Of Eggs and Omelets – Interchange Legislation Recipe for Disaster?
On Wednesday, July 24th, the European Commission will publish 2 widely anticipated documents. The first is the PSD II, updating the existing PSD (Payment Services Directive). The second is a new piece of proposed legislation around interchange. Interchange in Europe has long been an area of focus for the Commission, with over 30 significant investigations in the last 15 years at either country or European level. Many of these have been very public and, perhaps “personal”, with Visa and MasterCard receiving the majority of the attention.
The interchange regulation therefore is anticipated with some trepidation as the Commission is seeking to draw a line under the investigations once and for all. Last week, the FT ran article based on a leaked copy of a draft of the proposal. That draft contained a range of issues, but those that have grabbed the biggest share of attention are:
- Domestic interchange rates for debit and credit to be capped at 0.2% and 0.3% respectively
- Legal separation of schemes/networks and processors
A third, but now discounted element, was a belief that these rules also applied to 3-party schemes such as Amex.
So what does this mean?
Firstly, the devil will be in the detail. Those of us who’ve been round the block a few times will know that drafts usually get amended before publishing – the last draft of the New Legal Framework (the original name for the PSD) had over 200 amendments between draft and final version. Many of those changes were very minor, but when every word is poured over, those differences can be very important.
Secondly, these are proposals for legislation. Based on the gestation time of the PSD, even with the political will to drive this through, this will take at least 5 years to come into force, and will not be exactly as published on Wednesday. If anything, this is probably the only thing that is certain in the whole process!

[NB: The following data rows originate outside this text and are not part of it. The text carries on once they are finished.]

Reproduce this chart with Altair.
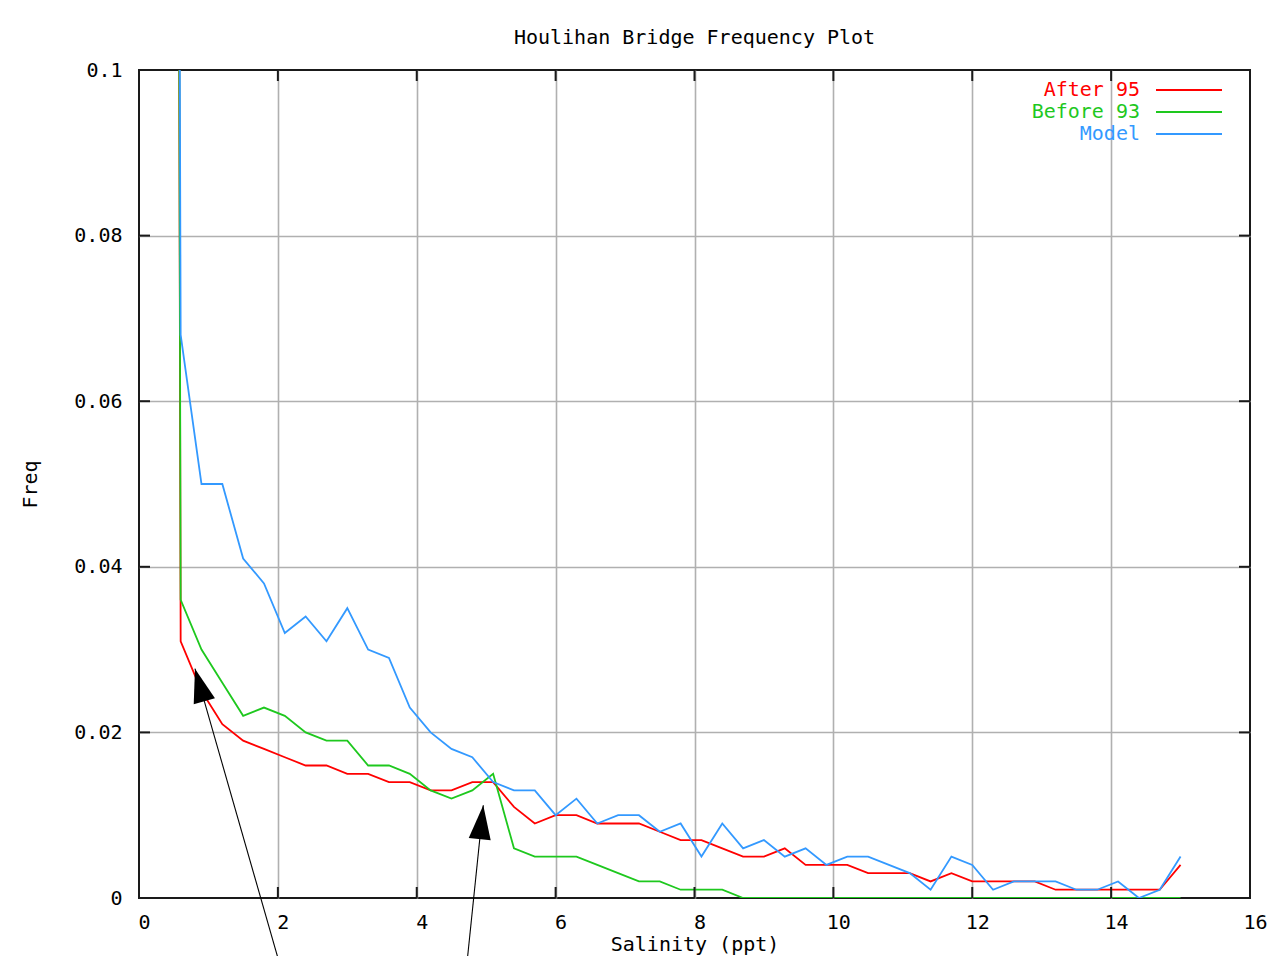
import altair as alt
import pandas as pd

# ---- data ----
salinity = [0.55, 0.6, 0.9, 1.2, 1.5, 1.8, 2.1, 2.4, 2.7, 3.0, 3.3, 3.6, 3.9, 4.2, 4.5,
            4.8, 5.1, 5.4, 5.7, 6.0, 6.3, 6.6, 6.9, 7.2, 7.5, 7.8, 8.1, 8.4, 8.7, 9.0,
            9.3, 9.6, 9.9, 10.2, 10.5, 10.8, 11.1, 11.4, 11.7, 12.0, 12.3, 12.6, 12.9,
            13.2, 13.5, 13.8, 14.1, 14.4, 14.7, 15.0]

after_95 = [0.2, 0.031, 0.025, 0.021, 0.019, 0.018, 0.017, 0.016, 0.016, 0.015, 0.015,
            0.014, 0.014, 0.013, 0.013, 0.014, 0.014, 0.011, 0.009, 0.010, 0.010,
            0.009, 0.009, 0.009, 0.008, 0.007, 0.007, 0.006, 0.005, 0.005, 0.006,
            0.004, 0.004, 0.004, 0.003, 0.003, 0.003, 0.002, 0.003, 0.002, 0.002,
            0.002, 0.002, 0.001, 0.001, 0.001, 0.001, 0.001, 0.001, 0.004]

before_93 = [0.2, 0.036, 0.030, 0.026, 0.022, 0.023, 0.022, 0.020, 0.019, 0.019, 0.016,
             0.016, 0.015, 0.013, 0.012, 0.013, 0.015, 0.006, 0.005, 0.005, 0.005,
             0.004, 0.003, 0.002, 0.002, 0.001, 0.001, 0.001, 0.0, 0.0, 0.0,
             0.0, 0.0, 0.0, 0.0, 0.0, 0.0, 0.0, 0.0, 0.0, 0.0,
             0.0, 0.0, 0.0, 0.0, 0.0, 0.0, 0.0, 0.0, 0.0]

model = [0.2, 0.068, 0.050, 0.050, 0.041, 0.038, 0.032, 0.034, 0.031, 0.035, 0.030,
         0.029, 0.023, 0.020, 0.018, 0.017, 0.014, 0.013, 0.013, 0.010, 0.012,
         0.009, 0.010, 0.010, 0.008, 0.009, 0.005, 0.009, 0.006, 0.007, 0.005,
         0.006, 0.004, 0.005, 0.005, 0.004, 0.003, 0.001, 0.005, 0.004, 0.001,
         0.002, 0.002, 0.002, 0.001, 0.001, 0.002, 0.000, 0.001, 0.005]

series_names = ["After 95", "Before 93", "Model"]
series_colors = ["#ff0000", "#1ec81e", "#3399ff"]

x_ticks = [0, 2, 4, 6, 8, 10, 12, 14, 16]
y_ticks = [0, 0.02, 0.04, 0.06, 0.08, 0.1]

arrow_tip_x = [0.806, 4.958]
arrow_tip_y = [0.0277, 0.0112]
arrow_tail_x = [2.03, 4.72]
arrow_tail_y = [-0.0081, -0.0081]
arrow_angles = [344, 6]

# ---- tables ----
rows = []
for name, vals in zip(series_names, [after_95, before_93, model]):
    for x, v in zip(salinity, vals):
        rows.append({"Salinity": x, "Freq": v, "series": name})
df = pd.DataFrame(rows)
adf = pd.DataFrame({"Salinity": arrow_tip_x, "ty": arrow_tip_y,
                    "sx": arrow_tail_x, "sy": arrow_tail_y})
ldf = pd.DataFrame({"series": series_names})
xdf = pd.DataFrame({"Salinity": x_ticks[1:-1]})
ydf = pd.DataFrame({"v": y_ticks[1:-1]})

FONT = "DejaVu Sans Mono"
FS = 20
W, H = 1111, 828
TL = 11
GRID = "#b0b0b0"

xs = alt.Scale(domain=[0, 16], nice=False, zero=False)
ys = alt.Scale(domain=[0, 0.1], nice=False, zero=False)
cs = alt.Scale(domain=series_names, range=series_colors)

grid_x_op = {"condition": {"test": "datum.value <= 0 || datum.value >= 16", "value": 0}, "value": 1}
grid_y_op = {"condition": {"test": "datum.value <= 0 || datum.value >= 0.1", "value": 0}, "value": 1}

x_axis = alt.Axis(values=x_ticks, grid=True, gridColor=GRID, gridWidth=1.6, gridOpacity=grid_x_op,
                  domain=False, ticks=False, labelFont=FONT, labelFontSize=FS, labelColor="black",
                  labelPadding=14, labelOffset=5, labelFlush=False, labelOverlap=False,
                  title="Salinity (ppt)", titleFont=FONT, titleFontSize=FS, titleFontWeight="normal",
                  titleColor="black", titleX=W / 2, titleY=46, titleBaseline="middle", titleAlign="center")
y_axis = alt.Axis(values=y_ticks, grid=True, gridColor=GRID, gridWidth=1.6, gridOpacity=grid_y_op,
                  domain=False, ticks=False, labelFont=FONT, labelFontSize=FS, labelColor="black",
                  labelExpr="toString(round(datum.value*100)/100)",
                  labelPadding=17, labelFlush=False, labelOverlap=False, labelBaseline="middle",
                  title="Freq", titleFont=FONT, titleFontSize=FS, titleFontWeight="normal",
                  titleColor="black", titleX=-109, titleY=H / 2, titleBaseline="middle", titleAlign="center")


def xenc(field):
    return alt.X(field, type="quantitative", scale=xs, axis=x_axis)


lines = alt.Chart(df).mark_line(clip=True, strokeWidth=1.8).encode(
    x=xenc("Salinity"),
    y=alt.Y("Freq:Q", scale=ys, axis=y_axis),
    color=alt.Color("series:N", scale=cs, legend=None),
)

tick_style = dict(color="#1a1a1a", strokeWidth=2)
left_t = alt.Chart(ydf).mark_rule(**tick_style).encode(
    y=alt.Y("v:Q", scale=ys, axis=None), x=alt.value(0), x2=alt.value(TL))
right_t = alt.Chart(ydf).mark_rule(**tick_style).encode(
    y=alt.Y("v:Q", scale=ys, axis=None), x=alt.value(W - TL), x2=alt.value(W))
bottom_t = alt.Chart(xdf).mark_rule(**tick_style).encode(
    x=xenc("Salinity"), y=alt.value(H - TL), y2=alt.value(H))
top_t = alt.Chart(xdf).mark_rule(**tick_style).encode(
    x=xenc("Salinity"), y=alt.value(0), y2=alt.value(TL))

arrow_lines = alt.Chart(adf).mark_rule(color="black", strokeWidth=1.1).encode(
    x=xenc("Salinity"), y=alt.Y("ty:Q", scale=ys, axis=None),
    x2="sx:Q", y2="sy:Q")

heads = []
for i, ang in enumerate(arrow_angles):
    heads.append(
        alt.Chart(adf.iloc[[i]]).mark_point(
            shape="M0,0 L0.65,2 L-0.65,2 Z", filled=True, size=1156, angle=ang,
            color="black", opacity=1, strokeWidth=0
        ).encode(x=xenc("Salinity"), y=alt.Y("ty:Q", scale=ys, axis=None))
    )

leg_y = alt.Y("series:N", scale=alt.Scale(type="point", domain=series_names, range=[20, 64], padding=0),
              axis=None)
legend_text = alt.Chart(ldf).mark_text(align="right", baseline="middle", font=FONT, fontSize=FS).encode(
    x=alt.value(1001), y=leg_y, text="series:N",
    color=alt.Color("series:N", scale=cs, legend=None))
legend_lines = alt.Chart(ldf).mark_rule(strokeWidth=1.8).encode(
    x=alt.value(1017), x2=alt.value(1083), y=leg_y,
    color=alt.Color("series:N", scale=cs, legend=None))

chart = alt.layer(
    lines, left_t, right_t, bottom_t, top_t, arrow_lines, *heads, legend_text, legend_lines
).resolve_scale(y="independent").properties(
    width=W, height=H,
    autosize=alt.AutoSizeParams(type="none"),
    padding={"left": 131, "top": 62, "right": 20, "bottom": 58},
    background="white",
    title=alt.TitleParams(text="Houlihan Bridge Frequency Plot", font=FONT, fontSize=FS,
                          fontWeight="normal", color="black", anchor="middle", frame="group",
                          offset=2, baseline="middle"),
).configure_view(stroke="#1a1a1a", strokeWidth=2)

chart.save("out.html", embed_options={"renderer": "svg", "actions": False})
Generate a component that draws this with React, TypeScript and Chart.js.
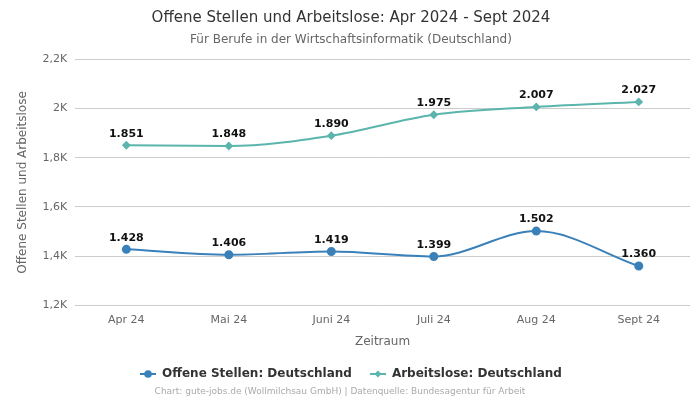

Some potentially significant impacts
A sweeping statement (because rates vary by country, category and negotiation), but my first back of the envelope estimate suggests that the majority of the credit card volume in Europe is currently at higher rates than the proposed cap. I also believe that there are significant numbers of debit cards subject to higher rates as well – the FT suggests that debit card interchange in Poland, for example, is 1.6%. When banks are already struggling with the economics of the card already, this may result in consumers paying more having a card, and potentially, using the card. At first glance, this may seem fair – the people who use it, pay for it. But what the proposal does not seem to allow for is the fact that it’s highly unlikely that the merchants will pass on those savings, plus there seems to be a suggestion that surcharging may be allowed. The customer could potentially lose out 3 times over.
That in turn creates a “ripple” effect. Banks may not offer cards to everyone and/or customers may not use the cards. After all, these are choices both parties make. At the same time, the economics of cards may have changed sufficiently that existing national debit card schemes decide to call it a day, and the economics of cards today had already killed off any chance of a home-grown debit card scheme. What we may find is that there is a move away from cards, to other payment types. As debit cards are seen as a form of electronic cash, cash is a likely winner, almost certainly not what the regulator wanted. And in certain countries, such as France, by focusing the legislation on cards, not interchange more broadly, we’ll see further growth in payment types where there are greater levels of interchange, such as cheques. Additionally, card issuers may focus on corporates going forward. Not only do they currently have greater levels of interchange already, they are not subject to the legislative proposals, plus they have much lower levels of fraud than consumer cards. In short, more money and for less risk.
Whilst I understand that the regulator wants to improve transparency for consumers, and to provide them with a better deal, I feel that this legislation is more likely to make things worse, not better. Whilst, as the saying goes, you have to break some eggs to make an omelet, the regulator would seem more interested in the egg breaking rather than a successful recipe. A great chef doesn’t use a recipe, and is willing to experiment and take risks. I think this is shaping up more for a recipe for disaster.